→ **What to produce**:
Each line from the top of the listing through the one holding "plt.rcParams['font.family'] = ['Liberation" should be restated word for word, with nothing added and no pictures.

→ **Information provided**:
[BEGIN]
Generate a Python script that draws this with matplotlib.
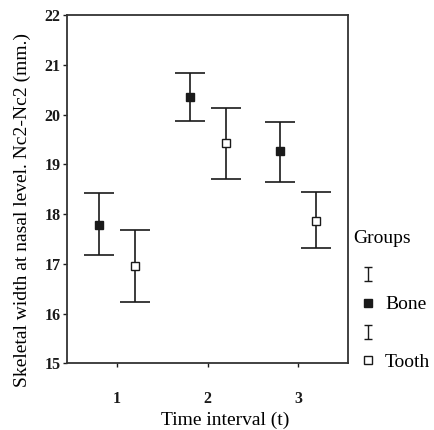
import matplotlib
matplotlib.use("Agg")
import matplotlib.pyplot as plt
from matplotlib.lines import Line2D
from matplotlib.path import Path
import numpy as np

plt.rcParams['font.family'] = ['Liberation Serif', 'DejaVu Serif']

time_labels = ["1", "2", "3"]
groups = ["Bone", "Tooth"]
bone_mean = [17.79, 20.36, 19.27]
bone_low = [17.18, 19.87, 18.65]
bone_high = [18.42, 20.83, 19.85]
tooth_mean = [16.96, 19.42, 17.87]
tooth_low = [16.24, 18.70, 17.31]
tooth_high = [17.69, 20.13, 18.44]
y_ticks = [15, 16, 17, 18, 19, 20, 21, 22]

fig = plt.figure(figsize=(4.34, 4.30), dpi=100)
ax = fig.add_axes([0.155, 0.155, 0.647, 0.81])

x = np.arange(1, len(time_labels) + 1)
offset = 0.2
col = '#1a1a1a'

for means, lows, highs, dx, face in [
    (bone_mean, bone_low, bone_high, -offset, col),
    (tooth_mean, tooth_low, tooth_high, offset, 'white'),
]:
    m = np.array(means)
    yerr = [m - np.array(lows), np.array(highs) - m]
    ax.errorbar(x + dx, m, yerr=yerr, fmt='none', ecolor=col,
                elinewidth=1.2, capsize=10.5, capthick=1.2)
    ax.plot(x + dx, m, ls='none', marker='s', markersize=5.3,
            markerfacecolor=face, markeredgecolor=col, markeredgewidth=1.0,
            zorder=5)

ax.set_xlim(0.45, 3.55)
ax.set_ylim(15, 22)
ax.set_xticks(x)
ax.set_xticklabels(time_labels)
ax.set_yticks(y_ticks)
for lab in ax.get_xticklabels() + ax.get_yticklabels():
    lab.set_fontweight('bold')
    lab.set_fontsize(11.5)
ax.tick_params(axis='x', length=3, width=1.0, pad=17, colors=col)
ax.tick_params(axis='y', length=3, width=1.0, pad=2, colors=col)
for s in ax.spines.values():
    s.set_linewidth(1.3)
    s.set_color('#333333')

ax.set_xlabel("Time interval (t)", fontsize=14)
ax.set_ylabel("Skeletal width at nasal level. Nc2-Nc2 (mm.)", fontsize=14)
ax.xaxis.set_label_coords(0.562, -0.14)
ax.yaxis.set_label_coords(-0.13, 0.44)

ax.text(1.018, 0.359, "Groups", transform=ax.transAxes, fontsize=14,
        ha='left', va='center')

ibar = Path([(-0.6, 1), (0.6, 1), (0, 1), (0, -1), (-0.6, -1), (0.6, -1)],
            [Path.MOVETO, Path.LINETO, Path.MOVETO, Path.LINETO, Path.MOVETO, Path.LINETO])
handles = [
    Line2D([], [], ls='none', marker=ibar, markersize=10, markeredgecolor=col,
           markerfacecolor='none', markeredgewidth=1.0),
    Line2D([], [], ls='none', marker='s', markersize=5.3, markerfacecolor=col,
           markeredgecolor=col),
    Line2D([], [], ls='none', marker=ibar, markersize=10, markeredgecolor=col,
           markerfacecolor='none', markeredgewidth=1.0),
    Line2D([], [], ls='none', marker='s', markersize=5.3, markerfacecolor='white',
           markeredgecolor=col),
]
labels = ["", groups[0], "", groups[1]]
leg = ax.legend(handles, labels, loc='upper left',
                bbox_to_anchor=(1.01, 0.299), frameon=False, fontsize=14,
                handlelength=1.0, handletextpad=0.35,
                labelspacing=0.58, borderaxespad=0)

fig.savefig("out.png", dpi=100)
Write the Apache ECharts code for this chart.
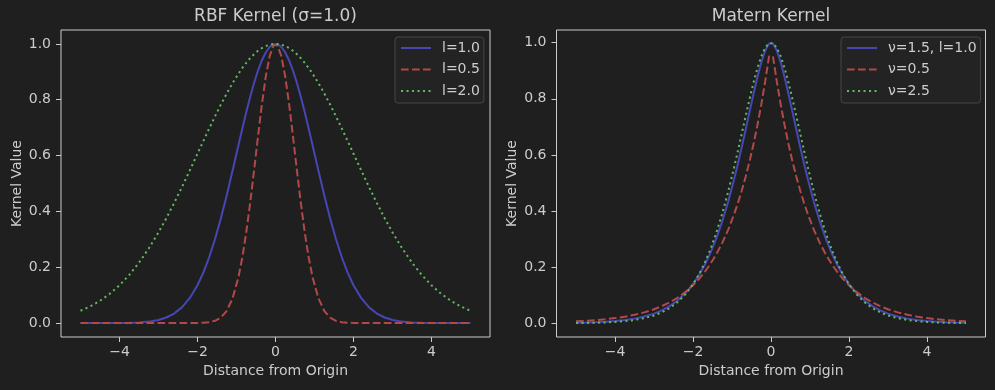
<!DOCTYPE html>
<html>
<head>
<meta charset="utf-8">
<script src="https://cdn.jsdelivr.net/npm/echarts@6/dist/echarts.min.js"></script>
<style>
html,body{margin:0;padding:0;background:#1f1f1f;}
#chart{width:995px;height:390px;}
</style>
</head>
<body>
<div id="chart"></div>
<script>
// x positions (distance from origin)
const xs = [-5.0,-4.75,-4.5,-4.25,-4.0,-3.75,-3.5,-3.25,-3.0,-2.8,-2.6,-2.4,-2.2,-2.0,-1.85,-1.7,-1.55,-1.4,-1.25,-1.1,-0.95,-0.85,-0.75,-0.65,-0.55,-0.45,-0.35,-0.25,-0.15,-0.05,
            0.05,0.15,0.25,0.35,0.45,0.55,0.65,0.75,0.85,0.95,1.1,1.25,1.4,1.55,1.7,1.85,2.0,2.2,2.4,2.6,2.8,3.0,3.25,3.5,3.75,4.0,4.25,4.5,4.75,5.0];

// RBF kernel, l = 1.0
const rbfL1 = [0,0,0,0.0001,0.0003,0.0009,0.0022,0.0051,0.0111,0.0198,0.0340,0.0561,0.0889,0.1353,0.1806,0.2357,0.3008,0.3753,0.4578,0.5461,0.6368,0.6968,0.7548,0.8096,0.8596,0.9037,0.9406,0.9692,0.9888,0.9988,
               0.9988,0.9888,0.9692,0.9406,0.9037,0.8596,0.8096,0.7548,0.6968,0.6368,0.5461,0.4578,0.3753,0.3008,0.2357,0.1806,0.1353,0.0889,0.0561,0.0340,0.0198,0.0111,0.0051,0.0022,0.0009,0.0003,0.0001,0,0,0];
// RBF kernel, l = 0.5
const rbfL05 = [0,0,0,0,0,0,0,0,0,0,0,0,0.0001,0.0003,0.0011,0.0031,0.0082,0.0198,0.0439,0.0889,0.1645,0.2357,0.3247,0.4296,0.5461,0.6670,0.7827,0.8825,0.9560,0.9950,
                0.9950,0.9560,0.8825,0.7827,0.6670,0.5461,0.4296,0.3247,0.2357,0.1645,0.0889,0.0439,0.0198,0.0082,0.0031,0.0011,0.0003,0.0001,0,0,0,0,0,0,0,0,0,0,0,0];
// RBF kernel, l = 2.0
const rbfL2 = [0.0439,0.0596,0.0796,0.1046,0.1353,0.1724,0.2163,0.2671,0.3247,0.3753,0.4296,0.4868,0.5461,0.6065,0.6519,0.6968,0.7406,0.7827,0.8226,0.8596,0.8933,0.9137,0.9321,0.9486,0.9629,0.9750,0.9848,0.9922,0.9972,0.9997,
               0.9997,0.9972,0.9922,0.9848,0.9750,0.9629,0.9486,0.9321,0.9137,0.8933,0.8596,0.8226,0.7827,0.7406,0.6968,0.6519,0.6065,0.5461,0.4868,0.4296,0.3753,0.3247,0.2671,0.2163,0.1724,0.1353,0.1046,0.0796,0.0596,0.0439];

// Matern kernel, nu = 1.5, l = 1.0
const matern15 = [0.0017,0.0025,0.0036,0.0053,0.0078,0.0113,0.0165,0.0238,0.0343,0.0458,0.0609,0.0807,0.1065,0.1397,0.1707,0.2076,0.2515,0.3031,0.3632,0.4323,0.5104,0.5672,0.6272,0.6896,0.7532,0.8162,0.8760,0.9294,0.9716,0.9965,
                  0.9965,0.9716,0.9294,0.8760,0.8162,0.7532,0.6896,0.6272,0.5672,0.5104,0.4323,0.3632,0.3031,0.2515,0.2076,0.1707,0.1397,0.1065,0.0807,0.0609,0.0458,0.0343,0.0238,0.0165,0.0113,0.0078,0.0053,0.0036,0.0025,0.0017];
// Matern kernel, nu = 0.5
const matern05 = [0.0067,0.0087,0.0111,0.0143,0.0183,0.0235,0.0302,0.0388,0.0498,0.0608,0.0743,0.0907,0.1108,0.1353,0.1572,0.1827,0.2123,0.2466,0.2865,0.3329,0.3867,0.4274,0.4724,0.5221,0.5770,0.6376,0.7047,0.7788,0.8607,0.9512,
                  0.9512,0.8607,0.7788,0.7047,0.6376,0.5770,0.5221,0.4724,0.4274,0.3867,0.3329,0.2865,0.2466,0.2123,0.1827,0.1572,0.1353,0.1108,0.0907,0.0743,0.0608,0.0498,0.0388,0.0302,0.0235,0.0183,0.0143,0.0111,0.0087,0.0067];
// Matern kernel, nu = 2.5
const matern25 = [0.0008,0.0012,0.0019,0.0030,0.0048,0.0075,0.0117,0.0181,0.0277,0.0388,0.0540,0.0746,0.1022,0.1387,0.1732,0.2149,0.2646,0.3232,0.3911,0.4680,0.5532,0.6135,0.6756,0.7381,0.7993,0.8569,0.9084,0.9510,0.9817,0.9979,
                  0.9979,0.9817,0.9510,0.9084,0.8569,0.7993,0.7381,0.6756,0.6135,0.5532,0.4680,0.3911,0.3232,0.2646,0.2149,0.1732,0.1387,0.1022,0.0746,0.0540,0.0388,0.0277,0.0181,0.0117,0.0075,0.0048,0.0030,0.0019,0.0012,0.0008];

// tick values and labels
const xTickValues = [-4, -2, 0, 2, 4];
const xTickLabels = ['\u22124', '\u22122', '0', '2', '4'];
const yTickValues = [0, 0.2, 0.4, 0.6, 0.8, 1.0];
const yTickLabels = ['0.0', '0.2', '0.4', '0.6', '0.8', '1.0'];

const leftNames = ['l=1.0', 'l=0.5', 'l=2.0'];
const rightNames = ['\u03bd=1.5, l=1.0', '\u03bd=0.5', '\u03bd=2.5'];
const titles = ['RBF Kernel (\u03c3=1.0)', 'Matern Kernel'];
const xName = 'Distance from Origin';
const yName = 'Kernel Value';

const FONT = 'DejaVu Sans';
const TXT = '#cccccc';
const FRAME = '#cccccc';
const BLUE = '#4646b4';
const RED = '#b24848';
const GREEN = '#62b862';
const LW = 2;

function pairs(ys){ return xs.map((x,i)=>[x, ys[i]]); }

function xAxisCfg(idx){
  return {
    type:'value', gridIndex: idx, min:-5.5, max:5.5,
    name: xName, nameLocation:'middle', nameGap: 27,
    nameTextStyle:{color:TXT, fontSize:14, fontFamily:FONT},
    axisLine:{show:false, onZero:false},
    splitLine:{show:false},
    axisTick:{show:true, length:5, inside:false, customValues:xTickValues, lineStyle:{color:FRAME, width:1}},
    axisLabel:{show:true, margin:8, color:TXT, fontSize:14, fontFamily:FONT, customValues:xTickValues,
      formatter:(v)=>{ const k = xTickValues.indexOf(Math.round(v)); return k>=0 ? xTickLabels[k] : ''; }}
  };
}
function yAxisCfg(idx, mn, mx){
  return {
    type:'value', gridIndex: idx, min:mn, max:mx,
    name: yName, nameLocation:'middle', nameGap: 37, nameRotate: 90,
    nameTextStyle:{color:TXT, fontSize:14, fontFamily:FONT},
    axisLine:{show:false, onZero:false},
    splitLine:{show:false},
    axisTick:{show:true, length:5, inside:false, customValues:yTickValues, lineStyle:{color:FRAME, width:1}},
    axisLabel:{show:true, margin:10, color:TXT, fontSize:14, fontFamily:FONT, customValues:yTickValues,
      formatter:(v)=>{ const k = yTickValues.findIndex(t=>Math.abs(t-v)<1e-6); return k>=0 ? yTickLabels[k] : ''; }}
  };
}
function lineSeries(name, ys, idx, color, type){
  return {
    type:'line', name, xAxisIndex:idx, yAxisIndex:idx, data:pairs(ys),
    showSymbol:false, symbol:'none', smooth:false, clip:true,
    lineStyle:{color, width:LW, type, cap:'butt'},
    itemStyle:{color},
    emphasis:{disabled:true}
  };
}
function legendCfg(names, left){
  return {
    show:true, orient:'vertical', left, top:37, data:names,
    itemWidth:30, itemHeight:14, itemGap:7.5,
    padding:[4,4,5,5],
    backgroundColor:'#232323', borderColor:'#464646', borderWidth:1, borderRadius:3,
    itemStyle:{opacity:0, color:'transparent', borderWidth:0},
    textStyle:{color:TXT, fontSize:14, fontFamily:FONT, padding:[0,0,0,6]},
    selectedMode:false
  };
}

const chart = echarts.init(document.getElementById('chart'), null, {renderer:'canvas'});
chart.setOption({
  backgroundColor:'#1f1f1f',
  animation:false,
  textStyle:{fontFamily:FONT},
  title:[
    {text:titles[0], left:275.5, top:8.5, textAlign:'center', padding:0,
     textStyle:{color:TXT, fontSize:17, fontWeight:'normal', fontFamily:FONT}},
    {text:titles[1], left:771, top:8.5, textAlign:'center', padding:0,
     textStyle:{color:TXT, fontSize:17, fontWeight:'normal', fontFamily:FONT}}
  ],
  grid:[
    {left:61, top:30, width:429, height:307, show:true, borderColor:FRAME, borderWidth:1, backgroundColor:'transparent', containLabel:false},
    {left:556.5, top:30, width:429, height:307, show:true, borderColor:FRAME, borderWidth:1, backgroundColor:'transparent', containLabel:false}
  ],
  xAxis:[xAxisCfg(0), xAxisCfg(1)],
  yAxis:[yAxisCfg(0, -0.05, 1.0497), yAxisCfg(1, -0.049, 1.045)],
  legend:[legendCfg(leftNames, 395), legendCfg(rightNames, 841)],
  tooltip:{show:false},
  series:[
    lineSeries(leftNames[0], rbfL1, 0, BLUE, 'solid'),
    lineSeries(leftNames[1], rbfL05, 0, RED, [7.7, 3.3]),
    lineSeries(leftNames[2], rbfL2, 0, GREEN, [2.1, 3.4]),
    lineSeries(rightNames[0], matern15, 1, BLUE, 'solid'),
    lineSeries(rightNames[1], matern05, 1, RED, [7.7, 3.3]),
    lineSeries(rightNames[2], matern25, 1, GREEN, [2.1, 3.4])
  ]
});
</script>
</body>
</html>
[END]
→ **Task result**:
Generate a Python script that draws this with matplotlib.
import matplotlib
matplotlib.use("Agg")
import matplotlib.pyplot as plt
from matplotlib.lines import Line2D
from matplotlib.path import Path
import numpy as np

plt.rcParams['font.family'] = ['Liberation Serif', 'DejaVu Serif']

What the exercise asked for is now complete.